The sound of a galloping horse always meant trouble.  The horse was either being directed to something in a hurry or away from something in a hurry.  In Port Plain there was rarely cause for a hurried action unless there was a fire.

Quincy checked the time on his pocket watch. “Almost three hours,” he said, “I was here almost three hours before any real trouble happened.”

“Sheriff!” the expected cry came from atop the horse.

Quincy turned to see the source of so many ’emergency’ notices, Leander Bell.  Leander was always the first in line to tell of a new disturbance or threat to Port Plain, which often included improperly penned cows or broken fences.

“Mr. Bell, what can I do for you today?” Quincy said, already annoyed.

“How was the city visit, Sheriff?” Leander started.

“Like watching paint dry, but the paint was trying to explain why it could not dry just yet and we would have to wait a week for the paint to make a decision,” the sheriff explained.

“That well, eh?”

“That well.  What’s happening, Leander?”

“There’s something happening at the airfield.  A new guy showed up while you were out.  Big talker,” Leander explained.

As he spoke the roar of a plane engine flared in the sky.

“No longer at the airfield it seems.
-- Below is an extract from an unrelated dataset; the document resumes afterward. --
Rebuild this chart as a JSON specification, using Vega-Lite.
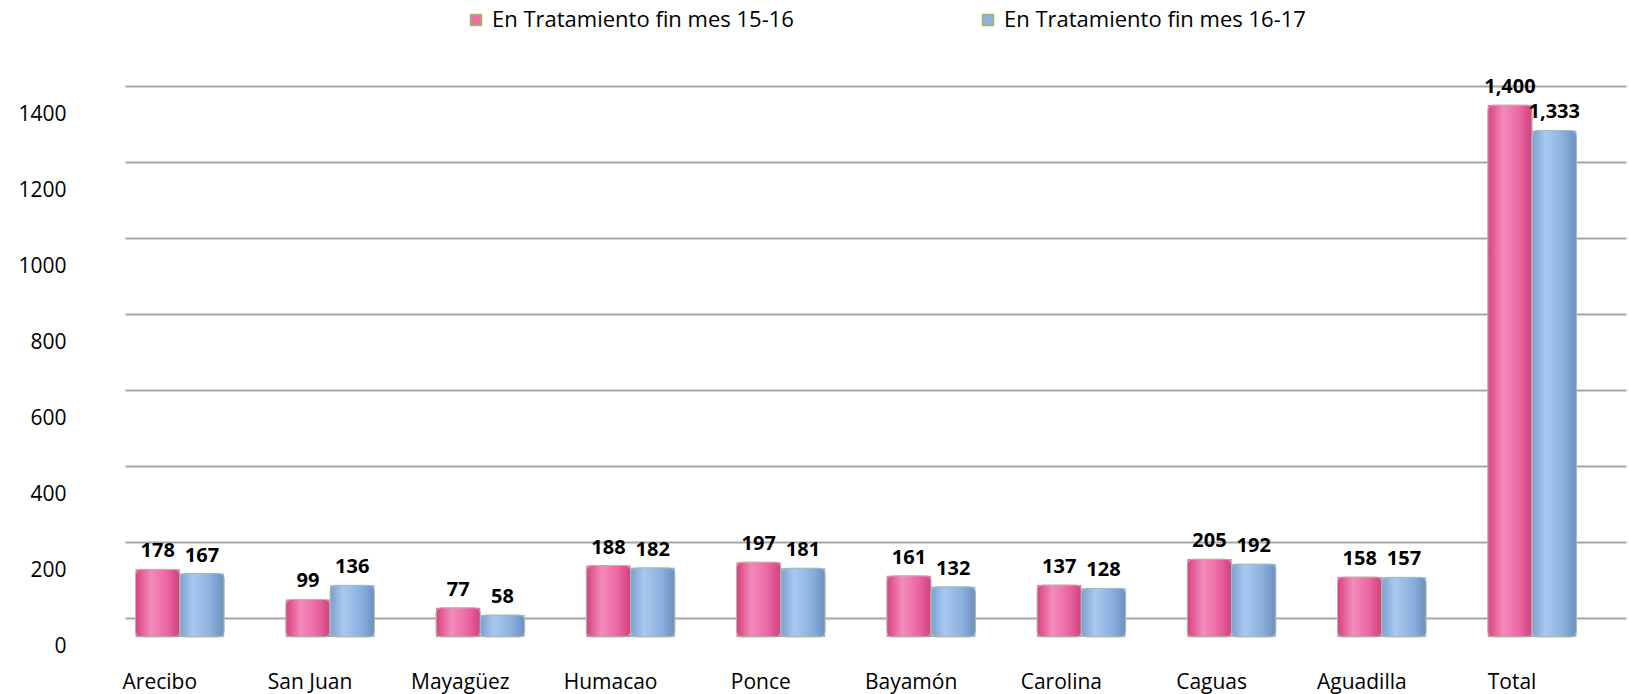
{
  "$schema": "https://vega.github.io/schema/vega-lite/v6.json",
  "width": 1501,
  "height": 532,
  "autosize": {"type": "none"},
  "padding": {"left": 125, "top": 105, "right": 3, "bottom": 57},
  "background": "white",
  "config": {"view": {"stroke": null}, "font": "Open Sans"},
  "data": {
    "values": [
      {"region": "Arecibo", "serie": "En Tratamiento fin  mes 15-16", "value": 178},
      {"region": "Arecibo", "serie": "En Tratamiento fin mes 16-17", "value": 167},
      {"region": "San Juan", "serie": "En Tratamiento fin  mes 15-16", "value": 99},
      {"region": "San Juan", "serie": "En Tratamiento fin mes 16-17", "value": 136},
      {"region": "Mayagüez", "serie": "En Tratamiento fin  mes 15-16", "value": 77},
      {"region": "Mayagüez", "serie": "En Tratamiento fin mes 16-17", "value": 58},
      {"region": "Humacao", "serie": "En Tratamiento fin  mes 15-16", "value": 188},
      {"region": "Humacao", "serie": "En Tratamiento fin mes 16-17", "value": 182},
      {"region": "Ponce", "serie": "En Tratamiento fin  mes 15-16", "value": 197},
      {"region": "Ponce", "serie": "En Tratamiento fin mes 16-17", "value": 181},
      {"region": "Bayamón", "serie": "En Tratamiento fin  mes 15-16", "value": 161},
      {"region": "Bayamón", "serie": "En Tratamiento fin mes 16-17", "value": 132},
      {"region": "Carolina", "serie": "En Tratamiento fin  mes 15-16", "value": 137},
      {"region": "Carolina", "serie": "En Tratamiento fin mes 16-17", "value": 128},
      {"region": "Caguas", "serie": "En Tratamiento fin  mes 15-16", "value": 205},
      {"region": "Caguas", "serie": "En Tratamiento fin mes 16-17", "value": 192},
      {"region": "Aguadilla", "serie": "En Tratamiento fin  mes 15-16", "value": 158},
      {"region": "Aguadilla", "serie": "En Tratamiento fin mes 16-17", "value": 157},
      {"region": "Total", "serie": "En Tratamiento fin  mes 15-16", "value": 1400},
      {"region": "Total", "serie": "En Tratamiento fin mes 16-17", "value": 1333}
    ]
  },
  "encoding": {
    "x": {
      "field": "region",
      "type": "nominal",
      "sort": null,
      "scale": {"paddingInner": 0.41, "paddingOuter": 0.2, "align": 0.175},
      "axis": {
        "title": null,
        "labelAngle": 0,
        "ticks": false,
        "domain": false,
        "labelFontSize": 21,
        "labelColor": "#000000",
        "labelPadding": 34,
        "labelOffset": -20,
        "labelFont": "Open Sans"
      }
    },
    "xOffset": {
      "field": "serie",
      "type": "nominal",
      "sort": null,
      "scale": {"paddingInner": 0, "paddingOuter": 0}
    },
    "y": {
      "field": "value",
      "type": "quantitative",
      "scale": {"domain": [0, 1400], "nice": false},
      "axis": {
        "title": null,
        "values": [0, 200, 400, 600, 800, 1000, 1200, 1400],
        "format": "d",
        "ticks": false,
        "domain": false,
        "grid": true,
        "gridColor": "#a6a6a6",
        "gridWidth": 2,
        "tickOffset": -19,
        "labelOffset": 28,
        "labelPadding": 59,
        "labelFontSize": 21,
        "labelColor": "#000000",
        "labelFont": "Open Sans"
      }
    }
  },
  "layer": [
    {
      "mark": {"type": "bar"},
      "encoding": {
        "color": {
          "field": "serie",
          "type": "nominal",
          "sort": null,
          "scale": {"range": ["#ec6fa6", "#8db4e2"]},
          "legend": {
            "orient": "none",
            "legendX": 340,
            "legendY": -96,
            "direction": "horizontal",
            "title": null,
            "symbolType": "square",
            "symbolSize": 121,
            "symbolStrokeColor": "#9bbb59",
            "symbolStrokeWidth": 1.5,
            "labelFontSize": 22,
            "labelFont": "Open Sans",
            "labelColor": "#000000",
            "labelLimit": 500,
            "labelOffset": 5,
            "columnPadding": 177
          }
        }
      }
    },
    {
      "mark": {"type": "bar", "stroke": "#a9bda6", "strokeWidth": 1, "cornerRadius": 6},
      "encoding": {
        "fill": {
          "condition": {
            "test": "indexof(datum.serie, '15-16') >= 0",
            "value": {
              "gradient": "linear", "x1": 0, "x2": 1, "y1": 0, "y2": 0,
              "stops": [
                {"offset": 0, "color": "#d9407f"},
                {"offset": 0.35, "color": "#f38cba"},
                {"offset": 0.7, "color": "#eb68a2"},
                {"offset": 1, "color": "#d23f80"}
              ]
            }
          },
          "value": {
            "gradient": "linear", "x1": 0, "x2": 1, "y1": 0, "y2": 0,
            "stops": [
              {"offset": 0, "color": "#7b9fd0"},
              {"offset": 0.3, "color": "#a9c8ef"},
              {"offset": 0.7, "color": "#8bb0de"},
              {"offset": 1, "color": "#6b8fc0"}
            ]
          }
        }
      }
    },
    {
      "mark": {"type": "text", "baseline": "bottom", "dy": -8, "fontWeight": "bold", "fontSize": 20, "color": "#000000", "font": "Open Sans"},
      "encoding": {
        "text": {"field": "value", "type": "quantitative", "format": ","}
      }
    }
  ]
}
You’ve done well in telling me this. We have to get that plane out of the sky,” Quincy felt his pulse start to race.  “I need to borrow your horse, Bell.”

Leander gave no objections and exchanged places with the Sheriff.  “May the prairie be flat,” Leander said.  The saying came about in the Prairie Wars, Leander himself a veteran.  It was a phrase said to those about to traverse the prairie on horseback.  During the war, goblins would dig holes or weaken the surface.  Horses fell and riders were lost to the traps set by the enemy.  The best thing one could have was flat ground.

“Thanks, old friend.” Quincy said as he prodded the horse to action.

He rode swift to the airfield.  There was one rule for pilots since the incident, no daylight flight.  Goblins were generally nocturnal and with tensions high, it was best not to wake a sleeping giant.

The horse kept its footing. The grass and rocks of the prairie whipped by in a blur.

“They’re sleeping still,” Quincy said to the horse, not expecting a response, but curious of what his reaction would be to such an oddity.

He cursed as the ground began to crack around him.  Spires rose from the earth.  Chunks of dirt fell and prairie dogs barked and fled from the rumbling mounds.  Quincy remembered the Spires from his own battles.  The flaming rocks and explosive bags that fired from them brought down scores of his comrades.  Seeing them again, his pulse raced faster.

“We’d better hurry up,” he told the horse.  Before he could prod, the beast sped up.  Quincy raised an eyebrow and was surprised to learn how calmly he would react to a responsive mount.